◆ Given problem:
Transcribe everything in the data word for word. Pictures are left out.

◆ Raw data:
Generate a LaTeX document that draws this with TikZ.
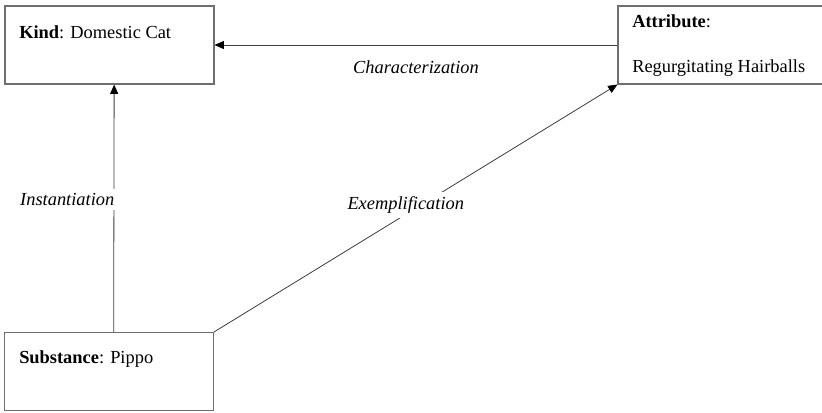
\documentclass[tikz,border=0pt]{standalone}
\usepackage{fontspec}
\setmainfont{Liberation Serif}
\usepackage{tikz}
\usetikzlibrary{arrows.meta,positioning}

\definecolor{boxgray}{RGB}{110,110,110}
\definecolor{linegray}{RGB}{60,60,60}

\tikzset{
  box/.style={draw=boxgray,thick,minimum width=156.75pt,minimum height=58.5pt,inner sep=0pt},
  txt/.style={anchor=base west,inner sep=0pt,font=\rmfamily\fontsize{13.8}{16}\selectfont},
  rel/.style={->,>={Triangle[length=7pt,width=6pt,color=black]},draw=linegray,semithick},
  relname/.style={fill=white,font=\rmfamily\itshape\fontsize{13.8}{16}\selectfont}
}

\begin{document}
\begin{tikzpicture}[x=0.75pt,y=-0.75pt]
    \useasboundingbox (0,0) rectangle (822,412);
    % the three boxes
    \node[box] (K) at (109.5,45)  {};
    \node[box] (A) at (722.5,45)  {};
    \node[box] (S) at (109,371.5) {};
    % their texts
    \node[txt] (Ktxt)  at (19,38.5)  {\textbf{Kind}: Domestic Cat};
    \node[txt] (Atxt)  at (632,27)   {\textbf{Attribute}:};
    \node[txt] (Atxt2) at (632,72)   {Regurgitating Hairballs};
    \node[txt] (Stxt)  at (19,363)   {\textbf{Substance}: Pippo};
    \path
      (A.west) edge[rel] node[relname, yshift=-16.5pt] {Characterization} (K.east)
      ([xshift=3.5]S.north) edge[rel] node[relname, xshift=-35pt, yshift=6.4pt] {Instantiation} ([xshift=3.5]K.south)
      (S.north east) edge[rel] node[relname, xshift=-7.5pt, yshift=2.6pt] {Exemplification} (A.south west);
  \end{tikzpicture}
\end{document}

◆ Answer:
Generate a LaTeX document that draws this with TikZ.
\documentclass[tikz,border=0pt]{standalone}
\usepackage{fontspec}
\setmainfont{Liberation Serif}
\usepackage{tikz}
\usetikzlibrary{arrows.meta,positioning}

\definecolor{boxgray}{RGB}{110,110,110}
\definecolor{linegray}{RGB}{60,60,60}

\tikzset{
  box/.style={draw=boxgray,thick,minimum width=156.75pt,minimum height=58.5pt,inner sep=0pt},
  txt/.style={anchor=base west,inner sep=0pt,font=\rmfamily\fontsize{13.8}{16}\selectfont},
  rel/.style={->,>={Triangle[length=7pt,width=6pt,color=black]},draw=linegray,semithick},
  relname/.style={fill=white,font=\rmfamily\itshape\fontsize{13.8}{16}\selectfont}
}

\begin{document}
\begin{tikzpicture}[x=0.75pt,y=-0.75pt]
    \useasboundingbox (0,0) rectangle (822,412);
    % the three boxes
    \node[box] (K) at (109.5,45)  {};
    \node[box] (A) at (722.5,45)  {};
    \node[box] (S) at (109,371.5) {};
    % their texts
    \node[txt] (Ktxt)  at (19,38.5)  {\textbf{Kind}: Domestic Cat};
    \node[txt] (Atxt)  at (632,27)   {\textbf{Attribute}:};
    \node[txt] (Atxt2) at (632,72)   {Regurgitating Hairballs};
    \node[txt] (Stxt)  at (19,363)   {\textbf{Substance}: Pippo};
    \path
      (A.west) edge[rel] node[relname, yshift=-16.5pt] {Characterization} (K.east)
      ([xshift=3.5]S.north) edge[rel] node[relname, xshift=-35pt, yshift=6.4pt] {Instantiation} ([xshift=3.5]K.south)
      (S.north east) edge[rel] node[relname, xshift=-7.5pt, yshift=2.6pt] {Exemplification} (A.south west);
  \end{tikzpicture}
\end{document}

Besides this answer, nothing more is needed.